“REO” stands for Real Estate Owned. These are properties which have been through foreclosure and are now owned by the bank or mortgage company. This is unlike a property up for foreclosure auction.
If you buy a property during a foreclosure sale, you must pay at least the loan balance plus any interest and other fees accrued during the foreclosure process. The buyer must also be prepared to pay with cash in hand. And on top of all that, you’ll accept the property completely as is. That might comprise of current liens and even current occupants that may require eviction.
A bank-owned property, on the contrary, is a much cleaner and attractive deal. The REO property was unable to find a buyer during foreclosure auction. The bank now owns it.

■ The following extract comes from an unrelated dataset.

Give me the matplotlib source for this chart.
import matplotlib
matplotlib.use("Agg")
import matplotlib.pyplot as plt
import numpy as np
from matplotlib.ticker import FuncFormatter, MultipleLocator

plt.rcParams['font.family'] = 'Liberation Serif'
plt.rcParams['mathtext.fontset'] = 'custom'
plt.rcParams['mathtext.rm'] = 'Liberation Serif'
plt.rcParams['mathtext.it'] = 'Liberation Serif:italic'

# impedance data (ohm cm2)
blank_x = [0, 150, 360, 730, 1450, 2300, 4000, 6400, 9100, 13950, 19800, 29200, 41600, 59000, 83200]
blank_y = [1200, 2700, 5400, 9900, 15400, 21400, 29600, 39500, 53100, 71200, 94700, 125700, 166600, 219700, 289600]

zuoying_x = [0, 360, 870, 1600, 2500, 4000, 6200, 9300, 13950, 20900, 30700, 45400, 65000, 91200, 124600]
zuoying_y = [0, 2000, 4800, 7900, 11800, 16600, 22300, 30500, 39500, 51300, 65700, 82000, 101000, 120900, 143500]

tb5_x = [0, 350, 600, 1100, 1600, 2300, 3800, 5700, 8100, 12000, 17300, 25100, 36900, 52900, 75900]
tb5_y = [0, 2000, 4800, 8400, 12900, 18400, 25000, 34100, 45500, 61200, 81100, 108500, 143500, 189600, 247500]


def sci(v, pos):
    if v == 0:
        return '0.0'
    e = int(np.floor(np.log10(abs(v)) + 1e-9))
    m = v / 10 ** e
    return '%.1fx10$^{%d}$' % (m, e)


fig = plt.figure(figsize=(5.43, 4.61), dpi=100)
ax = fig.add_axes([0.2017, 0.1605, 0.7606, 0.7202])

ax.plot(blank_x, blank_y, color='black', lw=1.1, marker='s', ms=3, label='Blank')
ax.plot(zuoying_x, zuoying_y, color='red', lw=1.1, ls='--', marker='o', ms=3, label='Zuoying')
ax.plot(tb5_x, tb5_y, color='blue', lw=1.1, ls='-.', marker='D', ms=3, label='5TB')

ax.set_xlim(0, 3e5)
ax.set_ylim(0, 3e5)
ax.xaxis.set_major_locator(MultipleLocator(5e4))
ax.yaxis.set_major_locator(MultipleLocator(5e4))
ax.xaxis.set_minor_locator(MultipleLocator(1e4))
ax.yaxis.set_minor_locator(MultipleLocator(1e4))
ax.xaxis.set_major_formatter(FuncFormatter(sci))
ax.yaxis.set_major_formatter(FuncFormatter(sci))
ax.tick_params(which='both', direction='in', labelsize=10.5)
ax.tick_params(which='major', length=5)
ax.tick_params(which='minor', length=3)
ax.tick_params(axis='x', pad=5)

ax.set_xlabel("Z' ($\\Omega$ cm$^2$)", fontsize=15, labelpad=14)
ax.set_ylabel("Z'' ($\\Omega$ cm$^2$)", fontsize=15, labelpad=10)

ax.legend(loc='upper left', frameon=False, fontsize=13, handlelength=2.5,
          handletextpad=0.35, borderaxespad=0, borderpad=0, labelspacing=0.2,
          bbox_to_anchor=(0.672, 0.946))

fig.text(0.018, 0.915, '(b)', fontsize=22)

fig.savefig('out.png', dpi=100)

The bank will take care of the removal of tax liens, evict occupants if needed and generally organize for the issuance of a title insurance policy to the buyer at closing.
Note that REOs may be exempt from standard disclosure requirements. In California, for example, banks do not have to give a Transfer Disclosure Statement, a document that normally requires sellers to disclose any defects of which they are knowledgeable. By hiring me, you can rest assured knowing all parties are fulfilling Florida state disclosure requirements.

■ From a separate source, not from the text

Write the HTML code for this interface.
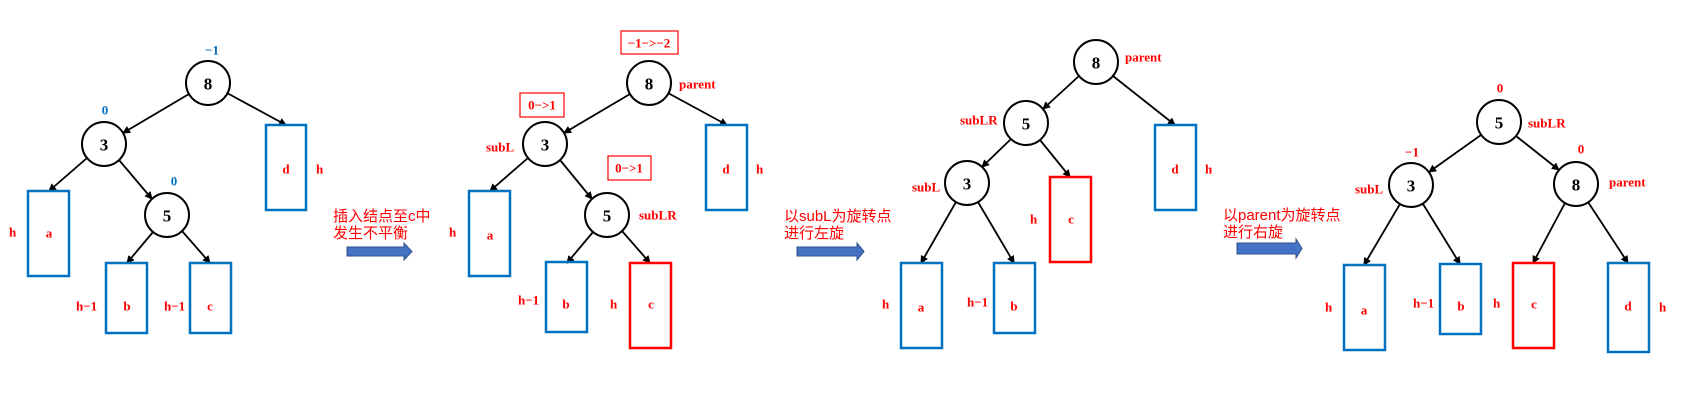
<!DOCTYPE html>
<html><head><meta charset="utf-8"><style>
html,body{margin:0;padding:0;background:#fff;}
svg{display:block;}
.n{font:bold 17px "Liberation Serif",serif;fill:#000;text-anchor:middle;dominant-baseline:central;}
.r{font:bold 13px "Liberation Serif","Noto Serif CJK SC",serif;fill:#f00;dominant-baseline:central;}
.bl{font:bold 13px "Liberation Serif",serif;fill:#0070c0;text-anchor:middle;dominant-baseline:central;}
.cj{font:15px "Liberation Sans","Noto Sans CJK SC",sans-serif;fill:#f00;}
.m{text-anchor:middle;}
.bb{fill:none;stroke:#0070c0;stroke-width:2.5;}
.rb{fill:none;stroke:#f00;stroke-width:2.5;}
.rl{fill:none;stroke:#f00;stroke-width:1.2;}
circle{fill:#fff;stroke:#000;stroke-width:2;}
line{stroke:#000;stroke-width:1.8;marker-end:url(#ah);}
</style></head><body>
<svg width="1681" height="410" viewBox="0 0 1681 410" xmlns="http://www.w3.org/2000/svg">
<defs><marker id="ah" markerWidth="8" markerHeight="8" refX="7" refY="4" orient="auto" markerUnits="userSpaceOnUse"><path d="M0,0 L8,4 L0,8 z" fill="#000"/></marker></defs>

<!-- Panel 1 -->
<line x1="189" y1="94" x2="123" y2="133"/>
<line x1="227" y1="93" x2="286" y2="125"/>
<line x1="87" y1="158" x2="49" y2="191"/>
<line x1="119" y1="160" x2="152" y2="199"/>
<line x1="153" y1="232" x2="127" y2="263"/>
<line x1="182" y1="231" x2="210" y2="263"/>
<circle cx="208" cy="83" r="22"/><text class="n" x="208" y="84">8</text>
<circle cx="104" cy="144" r="22"/><text class="n" x="104" y="145">3</text>
<circle cx="167" cy="215" r="22"/><text class="n" x="167" y="216">5</text>
<text class="bl" x="212" y="50">−1</text>
<text class="bl" x="105" y="110">0</text>
<text class="bl" x="174" y="181">0</text>
<rect class="bb" x="266" y="125" width="40" height="85"/><text class="r m" x="286" y="169">d</text><text class="r" x="316" y="169">h</text>
<rect class="bb" x="28" y="191" width="41" height="85"/><text class="r m" x="49" y="233">a</text><text class="r" x="9" y="232">h</text>
<rect class="bb" x="106" y="263" width="41" height="70"/><text class="r m" x="127" y="306">b</text><text class="r" x="76" y="306">h−1</text>
<rect class="bb" x="190" y="263" width="41" height="70"/><text class="r m" x="210" y="306">c</text><text class="r" x="164" y="306">h−1</text>
<text class="cj" x="333" y="221">插入结点至c中</text>
<text class="cj" x="333" y="238">发生不平衡</text>
<path d="M347,247 H404 V243 L412,251.5 L404,260 V256 H347 Z" fill="#4472c4" stroke="#2f528f" stroke-width="1"/>

<!-- Panel 2 -->
<line x1="630" y1="94" x2="564" y2="133"/>
<line x1="668" y1="93" x2="727" y2="125"/>
<line x1="528" y1="158" x2="490" y2="191"/>
<line x1="560" y1="160" x2="592" y2="199"/>
<line x1="593" y1="232" x2="567" y2="263"/>
<line x1="622" y1="231" x2="650" y2="263"/>
<circle cx="649" cy="83" r="22"/><text class="n" x="649" y="84">8</text>
<circle cx="545" cy="144" r="22"/><text class="n" x="545" y="145">3</text>
<circle cx="607" cy="215" r="22"/><text class="n" x="607" y="216">5</text>
<rect class="rl" x="621" y="31" width="57" height="23"/><text class="r m" x="649" y="43">−1−&gt;−2</text>
<rect class="rl" x="520" y="93" width="44" height="24"/><text class="r m" x="542" y="105">0−&gt;1</text>
<rect class="rl" x="608" y="156" width="43" height="24"/><text class="r m" x="629" y="168">0−&gt;1</text>
<text class="r" x="679" y="84">parent</text>
<text class="r" x="486" y="147">subL</text>
<text class="r" x="639" y="215">subLR</text>
<rect class="bb" x="706" y="125" width="41" height="85"/><text class="r m" x="726" y="169">d</text><text class="r" x="756" y="169">h</text>
<rect class="bb" x="469" y="191" width="41" height="85"/><text class="r m" x="490" y="235">a</text><text class="r" x="449" y="232">h</text>
<rect class="bb" x="546" y="262" width="41" height="70"/><text class="r m" x="566" y="304">b</text><text class="r" x="518" y="300">h−1</text>
<rect class="rb" x="630" y="263" width="41" height="85"/><text class="r m" x="651" y="304">c</text><text class="r" x="610" y="304">h</text>
<text class="cj" x="784" y="221">以subL为旋转点</text>
<text class="cj" x="784" y="238">进行左旋</text>
<path d="M797,247 H857 V243 L864,251.5 L857,260 V256 H797 Z" fill="#4472c4" stroke="#2f528f" stroke-width="1"/>

<!-- Panel 3 -->
<line x1="1079" y1="76" x2="1043" y2="109"/>
<line x1="1113" y1="76" x2="1175" y2="125"/>
<line x1="1011" y1="139" x2="982" y2="167"/>
<line x1="1040" y1="140" x2="1070" y2="177"/>
<line x1="956" y1="202" x2="921" y2="263"/>
<line x1="978" y1="202" x2="1014" y2="263"/>
<circle cx="1096" cy="62" r="22"/><text class="n" x="1096" y="63">8</text>
<circle cx="1026" cy="123" r="22"/><text class="n" x="1026" y="124">5</text>
<circle cx="967" cy="183" r="22"/><text class="n" x="967" y="184">3</text>
<text class="r" x="1125" y="57">parent</text>
<text class="r" x="960" y="120">subLR</text>
<text class="r" x="912" y="187">subL</text>
<rect class="bb" x="1155" y="125" width="41" height="85"/><text class="r m" x="1175" y="169">d</text><text class="r" x="1205" y="169">h</text>
<rect class="rb" x="1050" y="177" width="41" height="85"/><text class="r m" x="1071" y="219">c</text><text class="r" x="1030" y="219">h</text>
<rect class="bb" x="901" y="263" width="41" height="85"/><text class="r m" x="921" y="307">a</text><text class="r" x="882" y="304">h</text>
<rect class="bb" x="994" y="263" width="41" height="70"/><text class="r m" x="1014" y="306">b</text><text class="r" x="967" y="302">h−1</text>
<text class="cj" x="1223" y="220">以parent为旋转点</text>
<text class="cj" x="1223" y="237">进行右旋</text>
<path d="M1237,243 H1296 V239 L1302,248.5 L1296,258 V254 H1237 Z" fill="#4472c4" stroke="#2f528f" stroke-width="1"/>

<!-- Panel 4 -->
<line x1="1481" y1="135" x2="1429" y2="172"/>
<line x1="1516" y1="136" x2="1559" y2="170"/>
<line x1="1400" y1="204" x2="1364" y2="265"/>
<line x1="1423" y1="204" x2="1460" y2="264"/>
<line x1="1565" y1="203" x2="1533" y2="263"/>
<line x1="1588" y1="202" x2="1628" y2="263"/>
<circle cx="1499" cy="122" r="22"/><text class="n" x="1499" y="123">5</text>
<circle cx="1411" cy="185" r="22"/><text class="n" x="1411" y="186">3</text>
<circle cx="1576" cy="184" r="22"/><text class="n" x="1576" y="185">8</text>
<text class="r m" x="1500" y="88">0</text>
<text class="r m" x="1412" y="152">−1</text>
<text class="r m" x="1581" y="149">0</text>
<text class="r" x="1528" y="123">subLR</text>
<text class="r" x="1355" y="189">subL</text>
<text class="r" x="1609" y="182">parent</text>
<rect class="bb" x="1344" y="265" width="41" height="85"/><text class="r m" x="1364" y="310">a</text><text class="r" x="1325" y="307">h</text>
<rect class="bb" x="1440" y="264" width="41" height="70"/><text class="r m" x="1461" y="306">b</text><text class="r" x="1413" y="303">h−1</text>
<rect class="rb" x="1513" y="263" width="41" height="85"/><text class="r m" x="1534" y="304">c</text><text class="r" x="1493" y="303">h</text>
<rect class="bb" x="1608" y="263" width="41" height="89"/><text class="r m" x="1628" y="306">d</text><text class="r" x="1659" y="307">h</text>
</svg>
</body></html>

It’s sometimes presumed that any REO must be a good buy and a chance for guaranteed profit. This simply isn’t true. You have to be very careful about buying a repossession if your intent is to make money off of it. Even though the bank is usually eager to sell it quickly, they are also looking to minimize any losses.
Look closely at the listing and sales prices of competing homes in the neighborhood when considering the purchase of an REO. And factor in any repairs or upgrades necessary to prepare the house for resale or moving in. There are bargains with potential to make money, and many people do very well flipping foreclosures. Still there are also many REOs that are not good buys and not likely to turn a profit.
Most lenders have a department dedicated to REO that you’ll work with while buying REO property from them. Typically the REO department will use a listing agent to get their REO properties listed on the local MLS.
Prior to making your offer, you’ll want to contact either the listing agent or REO department at the bank and learn as much as you can about what they know regarding the condition of the property and what their process is for receiving offers. Since banks almost always sell REO properties “as is”, it may be in your best interest to include an inspection contingency in your offer that gives you time to check for unseen damage and cancel the offer if you find it. As with making any offer on real estate, providing documentation showing your ability to secure financing may make your offer more attractive, such as a pre-approval letter from a lender.
After you’ve presented your offer, you can expect the bank to respond with a counter offer. Then it will be your decision whether to accept their counter, or submit another counter offer. Be aware, you’ll be contending with a process that most likely involves a group of people at the bank, and they don’t work evenings or weekends. It’s typical for there to be days or even weeks of negotiating back and forth. I am used o working around the schedules of this type of seller and will do everything possible to ensure there are no undue delays.